■ Task directions ■
Copy each line below exactly and leave the pictures out.

******************************

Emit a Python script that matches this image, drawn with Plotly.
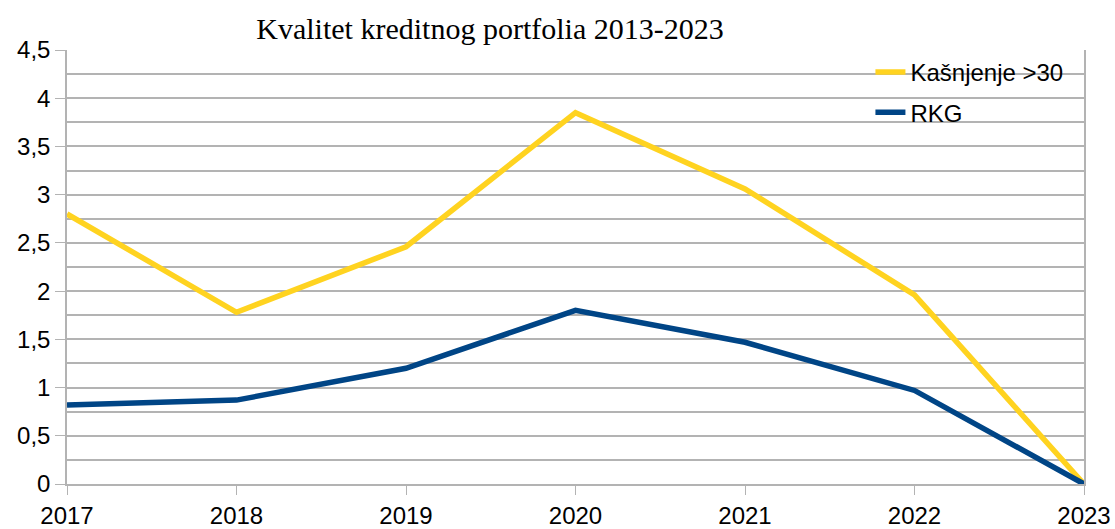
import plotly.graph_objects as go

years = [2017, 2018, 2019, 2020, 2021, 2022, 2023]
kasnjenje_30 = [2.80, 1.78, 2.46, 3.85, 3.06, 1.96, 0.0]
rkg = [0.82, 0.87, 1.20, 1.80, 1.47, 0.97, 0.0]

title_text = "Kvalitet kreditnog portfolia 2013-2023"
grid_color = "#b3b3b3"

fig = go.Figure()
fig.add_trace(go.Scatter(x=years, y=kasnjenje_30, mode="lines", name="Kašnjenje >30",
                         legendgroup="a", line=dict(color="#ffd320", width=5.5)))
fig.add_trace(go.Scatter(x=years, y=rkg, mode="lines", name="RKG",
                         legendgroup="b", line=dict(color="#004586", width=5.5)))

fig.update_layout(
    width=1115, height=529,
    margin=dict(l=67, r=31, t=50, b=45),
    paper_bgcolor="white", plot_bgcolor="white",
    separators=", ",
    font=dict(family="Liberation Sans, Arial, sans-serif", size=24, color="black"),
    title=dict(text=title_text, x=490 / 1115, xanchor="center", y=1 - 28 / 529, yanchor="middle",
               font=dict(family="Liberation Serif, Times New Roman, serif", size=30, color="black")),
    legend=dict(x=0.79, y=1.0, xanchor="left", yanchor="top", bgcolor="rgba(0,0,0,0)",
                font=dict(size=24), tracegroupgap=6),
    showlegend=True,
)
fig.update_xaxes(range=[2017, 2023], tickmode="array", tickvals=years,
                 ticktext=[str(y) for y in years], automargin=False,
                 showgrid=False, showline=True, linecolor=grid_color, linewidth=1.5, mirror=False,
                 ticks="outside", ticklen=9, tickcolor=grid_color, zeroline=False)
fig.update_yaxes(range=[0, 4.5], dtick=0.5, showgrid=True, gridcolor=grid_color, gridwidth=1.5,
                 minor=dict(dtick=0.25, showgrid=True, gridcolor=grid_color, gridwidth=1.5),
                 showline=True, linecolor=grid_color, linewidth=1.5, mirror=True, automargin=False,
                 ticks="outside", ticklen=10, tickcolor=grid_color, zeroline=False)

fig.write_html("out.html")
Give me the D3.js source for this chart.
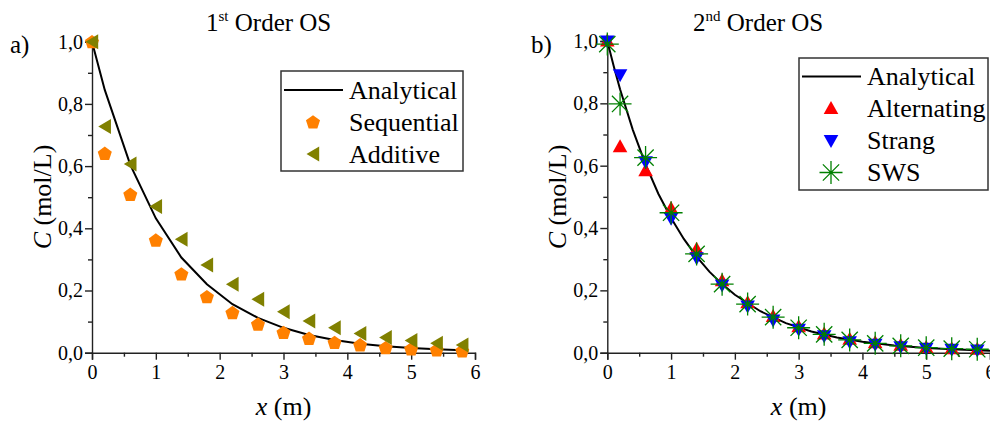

******************************

■ Response to this exercise ■
Emit a Python script that matches this image, drawn with Plotly.
import plotly.graph_objects as go

years = [2017, 2018, 2019, 2020, 2021, 2022, 2023]
kasnjenje_30 = [2.80, 1.78, 2.46, 3.85, 3.06, 1.96, 0.0]
rkg = [0.82, 0.87, 1.20, 1.80, 1.47, 0.97, 0.0]

title_text = "Kvalitet kreditnog portfolia 2013-2023"
grid_color = "#b3b3b3"

fig = go.Figure()
fig.add_trace(go.Scatter(x=years, y=kasnjenje_30, mode="lines", name="Kašnjenje >30",
                         legendgroup="a", line=dict(color="#ffd320", width=5.5)))
fig.add_trace(go.Scatter(x=years, y=rkg, mode="lines", name="RKG",
                         legendgroup="b", line=dict(color="#004586", width=5.5)))

fig.update_layout(
    width=1115, height=529,
    margin=dict(l=67, r=31, t=50, b=45),
    paper_bgcolor="white", plot_bgcolor="white",
    separators=", ",
    font=dict(family="Liberation Sans, Arial, sans-serif", size=24, color="black"),
    title=dict(text=title_text, x=490 / 1115, xanchor="center", y=1 - 28 / 529, yanchor="middle",
               font=dict(family="Liberation Serif, Times New Roman, serif", size=30, color="black")),
    legend=dict(x=0.79, y=1.0, xanchor="left", yanchor="top", bgcolor="rgba(0,0,0,0)",
                font=dict(size=24), tracegroupgap=6),
    showlegend=True,
)
fig.update_xaxes(range=[2017, 2023], tickmode="array", tickvals=years,
                 ticktext=[str(y) for y in years], automargin=False,
                 showgrid=False, showline=True, linecolor=grid_color, linewidth=1.5, mirror=False,
                 ticks="outside", ticklen=9, tickcolor=grid_color, zeroline=False)
fig.update_yaxes(range=[0, 4.5], dtick=0.5, showgrid=True, gridcolor=grid_color, gridwidth=1.5,
                 minor=dict(dtick=0.25, showgrid=True, gridcolor=grid_color, gridwidth=1.5),
                 showline=True, linecolor=grid_color, linewidth=1.5, mirror=True, automargin=False,
                 ticks="outside", ticklen=10, tickcolor=grid_color, zeroline=False)

fig.write_html("out.html")
Give me the D3.js source for this chart.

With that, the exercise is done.